Большая душевная заскорузлость могла присвоить Островскому титул «бытописателя» и звание жанриста. Достаточно сколько-нибудь приглядеться к архитектонике его пьес, для того чтобы убедиться, что, собственно говоря, быт и жанр, как вещь в себе, как Ding an sich, интересовали его сравнительно редко. Я могу Назвать «Женитьбу Бальзаминова», «Праздничный сон до обеда», пожалуй, еще кое-что, как жанр. В огромной же части своих пьес Островский все время поглощен — «оправданием добра», проповедью жалости и сострадания, верою, подчас наивною и детскою, в конечное посрамление зла. Основной мотив его души — борьба волков и овец, и не раз в своем беспредельном {53} сострадании к последним, призывал он на помощь случай, чудо, фокус для развязки пьесы в необходимой его нежной душе форме…

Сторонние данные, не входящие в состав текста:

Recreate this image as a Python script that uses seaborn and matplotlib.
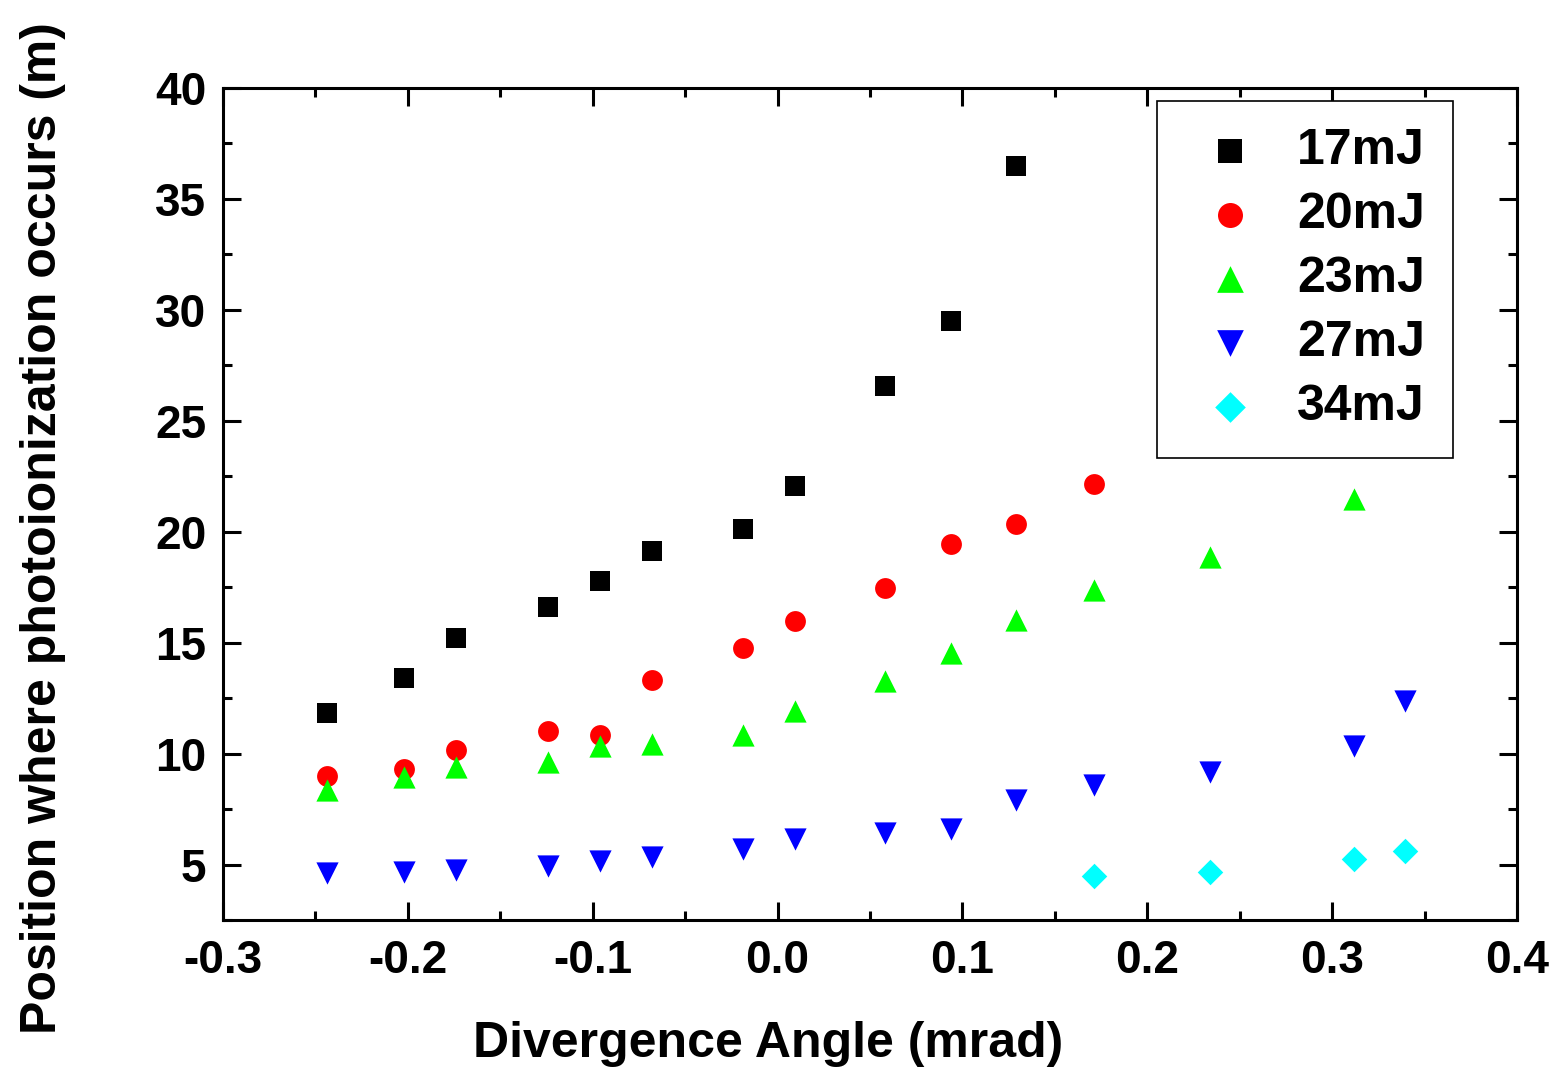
import numpy as np
import pandas as pd
import matplotlib
matplotlib.use("Agg")
import matplotlib.pyplot as plt
import seaborn as sns
from matplotlib.ticker import MultipleLocator, FormatStrFormatter

x17 = [-0.2437, -0.2021, -0.174, -0.1242, -0.096, -0.068, -0.0187, 0.0094, 0.0581, 0.0938, 0.129]
y17 = [11.85, 13.42, 15.23, 16.62, 17.79, 19.14, 20.14, 22.07, 26.58, 29.5, 36.49]
x20 = [-0.2437, -0.2021, -0.174, -0.1242, -0.096, -0.068, -0.0187, 0.0094, 0.0581, 0.0938, 0.129, 0.1712]
y20 = [9.01, 9.32, 10.18, 11.04, 10.86, 13.33, 14.77, 15.99, 17.48, 19.46, 20.36, 22.16]
x23 = [-0.2437, -0.2021, -0.174, -0.1242, -0.096, -0.068, -0.0187, 0.0094, 0.0581, 0.0938, 0.129, 0.1712, 0.2339, 0.3118]
y23 = [8.38, 8.96, 9.41, 9.64, 10.32, 10.45, 10.86, 11.94, 13.29, 14.55, 16.04, 17.39, 18.87, 21.49]
x27 = [-0.2437, -0.2021, -0.174, -0.1242, -0.096, -0.068, -0.0187, 0.0094, 0.0581, 0.0938, 0.129, 0.1712, 0.2339, 0.3118, 0.3394]
y27 = [4.64, 4.68, 4.77, 4.95, 5.14, 5.32, 5.68, 6.13, 6.44, 6.58, 7.93, 8.6, 9.19, 10.36, 12.39]
x34 = [0.1712, 0.2339, 0.3118, 0.3394]
y34 = [4.46, 4.68, 5.27, 5.59]

labels = ["17mJ", "20mJ", "23mJ", "27mJ", "34mJ"]
xs = [x17, x20, x23, x27, x34]
ys = [y17, y20, y23, y27, y34]

rows = []
for lab, xx, yy in zip(labels, xs, ys):
    for a, b in zip(xx, yy):
        rows.append({"angle": a, "pos": b, "energy": lab})
df = pd.DataFrame(rows)

sns.set_style("white")
plt.rcParams['font.family'] = ['Liberation Sans', 'DejaVu Sans']
plt.rcParams['font.weight'] = 'bold'
plt.rcParams['text.color'] = 'black'
plt.rcParams['axes.labelcolor'] = 'black'
plt.rcParams['xtick.color'] = 'black'
plt.rcParams['ytick.color'] = 'black'

fig = plt.figure(figsize=(15.56, 10.69), dpi=100)
ax = fig.add_axes([0.1433, 0.1394, 0.975 - 0.1433, 0.9177 - 0.1394])

palette = {"17mJ": "black", "20mJ": "red", "23mJ": "#00ff00", "27mJ": "blue", "34mJ": "cyan"}
markers = {"17mJ": "s", "20mJ": "o", "23mJ": "^", "27mJ": "v", "34mJ": "D"}
sizes_pt = {"17mJ": 14, "20mJ": 15, "23mJ": 16, "27mJ": 16, "34mJ": 13}

for lab in labels:
    sub = df[df.energy == lab]
    sns.scatterplot(data=sub, x="angle", y="pos", color=palette[lab], marker=markers[lab],
                    s=sizes_pt[lab] ** 2, linewidth=0, ax=ax, label=lab, zorder=3)

ax.set_xlim(-0.3, 0.4)
ax.set_ylim(2.5, 40)
ax.xaxis.set_major_locator(MultipleLocator(0.1))
ax.xaxis.set_minor_locator(MultipleLocator(0.05))
ax.xaxis.set_major_formatter(FormatStrFormatter('%.1f'))
ax.set_yticks([5, 10, 15, 20, 25, 30, 35, 40])
ax.yaxis.set_minor_locator(MultipleLocator(2.5))
ax.tick_params(which='both', direction='in', top=True, right=True, left=True, bottom=True,
               width=2.2, colors='black', labelsize=33)
ax.tick_params(which='major', length=13)
ax.tick_params(axis='x', which='major', pad=14)
ax.tick_params(axis='y', which='major', pad=12)
ax.tick_params(which='minor', length=6.5)
for lbl in ax.get_xticklabels() + ax.get_yticklabels():
    lbl.set_fontweight('bold')
for sp in ax.spines.values():
    sp.set_linewidth(2.2)
    sp.set_color('black')

ax.set_xlabel("Divergence Angle (mrad)", fontsize=36, fontweight='bold', labelpad=27, x=0.421)
ax.set_ylabel("Position where photoionization occurs (m)", fontsize=36, fontweight='bold',
              labelpad=64, y=0.471)

handles, labs = ax.get_legend_handles_labels()
leg = ax.legend(handles, labs, loc='upper left', bbox_to_anchor=(0.7218, 0.9844),
                prop={'family': 'Liberation Sans', 'weight': 'bold', 'size': 36},
                frameon=True, fancybox=False, shadow=False, edgecolor='black',
                labelspacing=0.36, handletextpad=0.45, borderpad=0.55, handlelength=1.8,
                borderaxespad=0, markerscale=1.2)
leg.get_frame().set_linewidth(1.2)
leg.get_frame().set_alpha(1)

fig.savefig("out.png", dpi=100)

Когда говорят об устарелости Островского, то указывают на то, что «быт», изображаемый Островским, уже исчез, что он представляет лишь исторический интерес. Что «быт» Замоскворечья, как он изображен у Островского, существенно изменился, как и вообще уклад народной жизни — совершенно верно, но что сущность Островского далеко не в этих одних подробностях быта — точно так же несомненно. Если видеть во всем быт и больше ничего, то ведь и «Ревизора» незачем ставить, потому, что какие же теперь городничие, жандармы, попечители богоугодных заведений, и видано ли, что бы свинья была в ермолке? И «Горе от ума» — то же самое: нет ни полковника Скалозуба, ни сановника Фамусова, из английского клуба, членом которого, состоят до гроба. Однако, во всяком художественном произведении «быт» есть не более, как сетчатая оболочка глаза, фиксирующая видимые ощущения. Жанр, быт — стареют. Психология же, душа, сущность человеческого сердца — стареют очень мало, а иногда и совсем не стареют. Именно в наши дни многое в произведениях Островского раскрылось с замечательной ясностью. Именно в аспекте современности представляется весьма назидательным вопрос об «органичности» Островского, как ее определял Ап. Григорьев[liii]. Что, собственно, означает смутная мысль Ап. Григорьева? В двух словах, то, что «быт» народа заключен в его характере. Органичен не быт — изменчивое текучее лицо жизни — органичны свойства духа, этот быт устанавливающие, меняющие его внешние формы и проявления, но всегда себе равные в психологической своей сути. Будет ли богат или беден Кит Китыч — он ведь Кит Китычем останется: только изменится внешний фасон. И образованный Кит Китыч есть все же Кит Китыч, а не благородный и великодушный шевалье. Кит Китыч-генерал — то же, что и Кит Китыч-коллежский регистратор. «Быт» то Островского изменился, а существо героев его осталось прежнее, ибо только это существо и «органично». Согласимся, что быт Островского устарел чрезмерно. Но так как человек сам творец своей жизни, так как общие контуры ее, несмотря на социальною разницу в положении людей, устанавливаются людьми одинакового духа одинаковым образом, — то правда Островского пережила и переживает его «быт».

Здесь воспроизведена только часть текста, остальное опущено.